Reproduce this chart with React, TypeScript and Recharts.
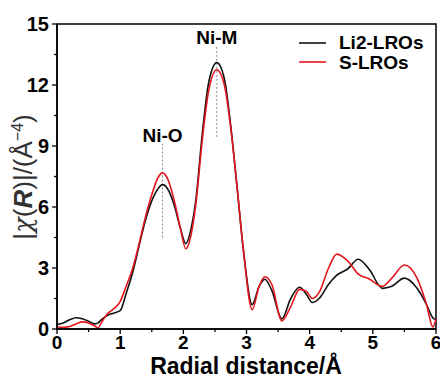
import {
  LineChart,
  Line,
  XAxis,
  YAxis,
  ReferenceArea,
  ReferenceLine,
  ReferenceDot,
} from 'recharts';

// radial distance (Å), shared by both curves
const radius = [
  0, 0.1, 0.2, 0.3, 0.4, 0.5, 0.6, 0.65, 0.7, 0.8, 0.9, 1.0, 1.1, 1.2, 1.3, 1.4,
  1.5, 1.6, 1.67, 1.75, 1.85, 1.95, 2.04, 2.12, 2.2, 2.3, 2.4, 2.53, 2.65, 2.75,
  2.85, 2.95, 3.09, 3.2, 3.29, 3.4, 3.56, 3.7, 3.84, 3.95, 4.04, 4.15, 4.3, 4.43,
  4.6, 4.77, 4.95, 5.15, 5.3, 5.5, 5.7, 5.85, 5.95, 6.0,
];

const li2LROs = [
  0.22, 0.3, 0.45, 0.55, 0.5, 0.38, 0.25, 0.3, 0.45, 0.68, 0.78, 0.9, 1.8, 2.8,
  4.1, 5.35, 6.3, 6.9, 7.1, 6.9, 6.15, 5.0, 4.2, 4.9, 6.4, 9.6, 12.1, 13.1, 12.3,
  10.0, 7.0, 3.9, 1.2, 2.1, 2.45, 1.9, 0.5, 1.5, 2.05, 1.7, 1.3, 1.5, 2.2, 2.65,
  2.95, 3.43, 2.9, 2.0, 2.1, 2.5, 2.0, 1.2, 0.55, 0.45,
];

const sLROs = [
  0.1, 0.08, 0.12, 0.25, 0.35, 0.3, 0.15, 0.05, 0.3, 0.75, 1.0, 1.35, 2.15, 3.0,
  4.2, 5.5, 6.6, 7.45, 7.68, 7.4, 6.4, 5.0, 3.95, 4.6, 6.2, 9.3, 11.7, 12.75,
  12.0, 9.9, 7.0, 3.9, 0.95, 2.1, 2.57, 2.2, 0.4, 1.1, 1.95, 1.85, 1.5, 1.8, 3.0,
  3.68, 3.35, 2.7, 2.45, 2.1, 2.5, 3.15, 2.5, 1.2, 0.1, 0.5,
];

const xTicks = [0, 0.5, 1, 1.5, 2, 2.5, 3, 3.5, 4, 4.5, 5, 5.5, 6];
const yTicks = [0, 1.5, 3, 4.5, 6, 7.5, 9, 10.5, 12, 13.5, 15];

// peak assignments: label, position, dotted guide from/to
const peakNames = ['Ni-O', 'Ni-M'];
const peakR = [1.67, 2.53];
const peakGuideFrom = [4.5, 9.45];
const peakGuideTo = [9.1, 13.9];

const seriesNames = ['Li2-LROs', 'S-LROs'];
const seriesColors = ['#111111', '#e3161d'];

const FONT = '"Liberation Sans", Arial, sans-serif';
const TICK_MARGIN = 10;

function XTick({ x, y, payload }: any) {
  const major = Number.isInteger(payload.value);
  const axisY = y - TICK_MARGIN;
  return (
    <g>
      <line x1={x} x2={x} y1={axisY} y2={axisY + (major ? 5 : 3)} stroke="#000" strokeWidth={1.3} />
      {major && (
        <text x={x} y={axisY + 20} textAnchor="middle" fontFamily={FONT} fontWeight="bold" fontSize={19} fill="#000">
          {payload.value}
        </text>
      )}
    </g>
  );
}

function YTick({ x, y, payload }: any) {
  const major = payload.value % 3 === 0;
  const axisX = x + TICK_MARGIN;
  return (
    <g>
      <line x1={axisX} x2={axisX - (major ? 5 : 3)} y1={y} y2={y} stroke="#000" strokeWidth={1.3} />
      {major && (
        <text x={axisX - 8} y={y} dy="0.36em" textAnchor="end" fontFamily={FONT} fontWeight="bold" fontSize={20} fill="#000">
          {payload.value}
        </text>
      )}
    </g>
  );
}

function YLabel() {
  return (
    <text transform="translate(32,177) rotate(-90)" textAnchor="middle" fontFamily={FONT} fontSize={26} fill="#333">
      <tspan>|</tspan>
      <tspan fontStyle="italic" fontFamily='"DejaVu Serif", serif'>χ</tspan>
      <tspan>(</tspan>
      <tspan fontWeight="bold" fontStyle="italic">R</tspan>
      <tspan>)|/(Å</tspan>
      <tspan dy={-9} fontSize={16}>−4</tspan>
      <tspan dy={9}>)</tspan>
    </text>
  );
}

function XLabel() {
  return (
    <text x={246} y={374} textAnchor="middle" fontFamily={FONT} fontWeight="bold" fontSize={23} fill="#000">
      Radial distance/Å
    </text>
  );
}

export default function App() {
  const rows = radius.map((r, i) => ({ r, li2: li2LROs[i], s: sLROs[i] }));

  return (
    <div style={{ position: 'absolute', left: 0, top: 0, width: 440, height: 378, background: '#fff' }}>
      <LineChart width={440} height={378} data={rows} margin={{ top: 24, right: 4, bottom: 0, left: 0 }}>
        <XAxis
          dataKey="r"
          type="number"
          domain={[0, 6]}
          ticks={xTicks}
          interval={0}
          tick={<XTick />}
          tickSize={0}
          tickMargin={TICK_MARGIN}
          height={49}
          axisLine={{ stroke: '#000', strokeWidth: 1.5 }}
          label={{ content: () => <XLabel /> }}
        />
        <YAxis
          type="number"
          domain={[0, 15]}
          ticks={yTicks}
          interval={0}
          tick={<YTick />}
          tickSize={0}
          tickMargin={TICK_MARGIN}
          width={57}
          axisLine={{ stroke: '#000', strokeWidth: 1.5 }}
          label={{ content: () => <YLabel /> }}
        />
        <ReferenceArea x1={0} x2={6} y1={0} y2={15} fill="none" stroke="#000" strokeWidth={1.5} />
        {peakNames.map((name, i) => (
          <ReferenceLine
            key={name + '-line'}
            segment={[
              { x: peakR[i], y: peakGuideFrom[i] },
              { x: peakR[i], y: peakGuideTo[i] },
            ]}
            stroke="#8a8a8a"
            strokeWidth={1}
            strokeDasharray="2 2"
          />
        ))}
        {peakNames.map((name, i) => (
          <ReferenceDot
            key={name}
            x={peakR[i]}
            y={peakGuideTo[i]}
            r={0}
            stroke="none"
            label={{
              value: name,
              position: 'top',
              offset: 2,
              fontFamily: FONT,
              fontWeight: 'bold',
              fontSize: 19,
              fill: '#000',
            }}
          />
        ))}
        <Line
          type="monotone"
          dataKey="li2"
          name={seriesNames[0]}
          stroke={seriesColors[0]}
          strokeWidth={1.6}
          dot={false}
          isAnimationActive={false}
        />
        <Line
          type="monotone"
          dataKey="s"
          name={seriesNames[1]}
          stroke={seriesColors[1]}
          strokeWidth={1.6}
          dot={false}
          isAnimationActive={false}
        />
      </LineChart>

      {/* legend, top right inside the frame */}
      <div style={{ position: 'absolute', left: 299, top: 33, fontFamily: FONT, fontWeight: 'bold', fontSize: 19 }}>
        {seriesNames.map((name, i) => (
          <div key={name} style={{ display: 'flex', alignItems: 'center', height: 19.5 }}>
            <svg width={27} height={4} style={{ marginRight: 13 }}>
              <line x1={0} x2={27} y1={2} y2={2} stroke={seriesColors[i]} strokeWidth={1.6} />
            </svg>
            <span style={{ lineHeight: '19.5px' }}>{name}</span>
          </div>
        ))}
      </div>
    </div>
  );
}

■ Exercise instructions: Write out the listing above exactly as it stands, pictures excluded.

■ Solution for this problem:
Reproduce this chart with React, TypeScript and Recharts.
import {
  LineChart,
  Line,
  XAxis,
  YAxis,
  ReferenceArea,
  ReferenceLine,
  ReferenceDot,
} from 'recharts';

// radial distance (Å), shared by both curves
const radius = [
  0, 0.1, 0.2, 0.3, 0.4, 0.5, 0.6, 0.65, 0.7, 0.8, 0.9, 1.0, 1.1, 1.2, 1.3, 1.4,
  1.5, 1.6, 1.67, 1.75, 1.85, 1.95, 2.04, 2.12, 2.2, 2.3, 2.4, 2.53, 2.65, 2.75,
  2.85, 2.95, 3.09, 3.2, 3.29, 3.4, 3.56, 3.7, 3.84, 3.95, 4.04, 4.15, 4.3, 4.43,
  4.6, 4.77, 4.95, 5.15, 5.3, 5.5, 5.7, 5.85, 5.95, 6.0,
];

const li2LROs = [
  0.22, 0.3, 0.45, 0.55, 0.5, 0.38, 0.25, 0.3, 0.45, 0.68, 0.78, 0.9, 1.8, 2.8,
  4.1, 5.35, 6.3, 6.9, 7.1, 6.9, 6.15, 5.0, 4.2, 4.9, 6.4, 9.6, 12.1, 13.1, 12.3,
  10.0, 7.0, 3.9, 1.2, 2.1, 2.45, 1.9, 0.5, 1.5, 2.05, 1.7, 1.3, 1.5, 2.2, 2.65,
  2.95, 3.43, 2.9, 2.0, 2.1, 2.5, 2.0, 1.2, 0.55, 0.45,
];

const sLROs = [
  0.1, 0.08, 0.12, 0.25, 0.35, 0.3, 0.15, 0.05, 0.3, 0.75, 1.0, 1.35, 2.15, 3.0,
  4.2, 5.5, 6.6, 7.45, 7.68, 7.4, 6.4, 5.0, 3.95, 4.6, 6.2, 9.3, 11.7, 12.75,
  12.0, 9.9, 7.0, 3.9, 0.95, 2.1, 2.57, 2.2, 0.4, 1.1, 1.95, 1.85, 1.5, 1.8, 3.0,
  3.68, 3.35, 2.7, 2.45, 2.1, 2.5, 3.15, 2.5, 1.2, 0.1, 0.5,
];

const xTicks = [0, 0.5, 1, 1.5, 2, 2.5, 3, 3.5, 4, 4.5, 5, 5.5, 6];
const yTicks = [0, 1.5, 3, 4.5, 6, 7.5, 9, 10.5, 12, 13.5, 15];

// peak assignments: label, position, dotted guide from/to
const peakNames = ['Ni-O', 'Ni-M'];
const peakR = [1.67, 2.53];
const peakGuideFrom = [4.5, 9.45];
const peakGuideTo = [9.1, 13.9];

const seriesNames = ['Li2-LROs', 'S-LROs'];
const seriesColors = ['#111111', '#e3161d'];

const FONT = '"Liberation Sans", Arial, sans-serif';
const TICK_MARGIN = 10;

function XTick({ x, y, payload }: any) {
  const major = Number.isInteger(payload.value);
  const axisY = y - TICK_MARGIN;
  return (
    <g>
      <line x1={x} x2={x} y1={axisY} y2={axisY + (major ? 5 : 3)} stroke="#000" strokeWidth={1.3} />
      {major && (
        <text x={x} y={axisY + 20} textAnchor="middle" fontFamily={FONT} fontWeight="bold" fontSize={19} fill="#000">
          {payload.value}
        </text>
      )}
    </g>
  );
}

function YTick({ x, y, payload }: any) {
  const major = payload.value % 3 === 0;
  const axisX = x + TICK_MARGIN;
  return (
    <g>
      <line x1={axisX} x2={axisX - (major ? 5 : 3)} y1={y} y2={y} stroke="#000" strokeWidth={1.3} />
      {major && (
        <text x={axisX - 8} y={y} dy="0.36em" textAnchor="end" fontFamily={FONT} fontWeight="bold" fontSize={20} fill="#000">
          {payload.value}
        </text>
      )}
    </g>
  );
}

function YLabel() {
  return (
    <text transform="translate(32,177) rotate(-90)" textAnchor="middle" fontFamily={FONT} fontSize={26} fill="#333">
      <tspan>|</tspan>
      <tspan fontStyle="italic" fontFamily='"DejaVu Serif", serif'>χ</tspan>
      <tspan>(</tspan>
      <tspan fontWeight="bold" fontStyle="italic">R</tspan>
      <tspan>)|/(Å</tspan>
      <tspan dy={-9} fontSize={16}>−4</tspan>
      <tspan dy={9}>)</tspan>
    </text>
  );
}

function XLabel() {
  return (
    <text x={246} y={374} textAnchor="middle" fontFamily={FONT} fontWeight="bold" fontSize={23} fill="#000">
      Radial distance/Å
    </text>
  );
}

export default function App() {
  const rows = radius.map((r, i) => ({ r, li2: li2LROs[i], s: sLROs[i] }));

  return (
    <div style={{ position: 'absolute', left: 0, top: 0, width: 440, height: 378, background: '#fff' }}>
      <LineChart width={440} height={378} data={rows} margin={{ top: 24, right: 4, bottom: 0, left: 0 }}>
        <XAxis
          dataKey="r"
          type="number"
          domain={[0, 6]}
          ticks={xTicks}
          interval={0}
          tick={<XTick />}
          tickSize={0}
          tickMargin={TICK_MARGIN}
          height={49}
          axisLine={{ stroke: '#000', strokeWidth: 1.5 }}
          label={{ content: () => <XLabel /> }}
        />
        <YAxis
          type="number"
          domain={[0, 15]}
          ticks={yTicks}
          interval={0}
          tick={<YTick />}
          tickSize={0}
          tickMargin={TICK_MARGIN}
          width={57}
          axisLine={{ stroke: '#000', strokeWidth: 1.5 }}
          label={{ content: () => <YLabel /> }}
        />
        <ReferenceArea x1={0} x2={6} y1={0} y2={15} fill="none" stroke="#000" strokeWidth={1.5} />
        {peakNames.map((name, i) => (
          <ReferenceLine
            key={name + '-line'}
            segment={[
              { x: peakR[i], y: peakGuideFrom[i] },
              { x: peakR[i], y: peakGuideTo[i] },
            ]}
            stroke="#8a8a8a"
            strokeWidth={1}
            strokeDasharray="2 2"
          />
        ))}
        {peakNames.map((name, i) => (
          <ReferenceDot
            key={name}
            x={peakR[i]}
            y={peakGuideTo[i]}
            r={0}
            stroke="none"
            label={{
              value: name,
              position: 'top',
              offset: 2,
              fontFamily: FONT,
              fontWeight: 'bold',
              fontSize: 19,
              fill: '#000',
            }}
          />
        ))}
        <Line
          type="monotone"
          dataKey="li2"
          name={seriesNames[0]}
          stroke={seriesColors[0]}
          strokeWidth={1.6}
          dot={false}
          isAnimationActive={false}
        />
        <Line
          type="monotone"
          dataKey="s"
          name={seriesNames[1]}
          stroke={seriesColors[1]}
          strokeWidth={1.6}
          dot={false}
          isAnimationActive={false}
        />
      </LineChart>

      {/* legend, top right inside the frame */}
      <div style={{ position: 'absolute', left: 299, top: 33, fontFamily: FONT, fontWeight: 'bold', fontSize: 19 }}>
        {seriesNames.map((name, i) => (
          <div key={name} style={{ display: 'flex', alignItems: 'center', height: 19.5 }}>
            <svg width={27} height={4} style={{ marginRight: 13 }}>
              <line x1={0} x2={27} y1={2} y2={2} stroke={seriesColors[i]} strokeWidth={1.6} />
            </svg>
            <span style={{ lineHeight: '19.5px' }}>{name}</span>
          </div>
        ))}
      </div>
    </div>
  );
}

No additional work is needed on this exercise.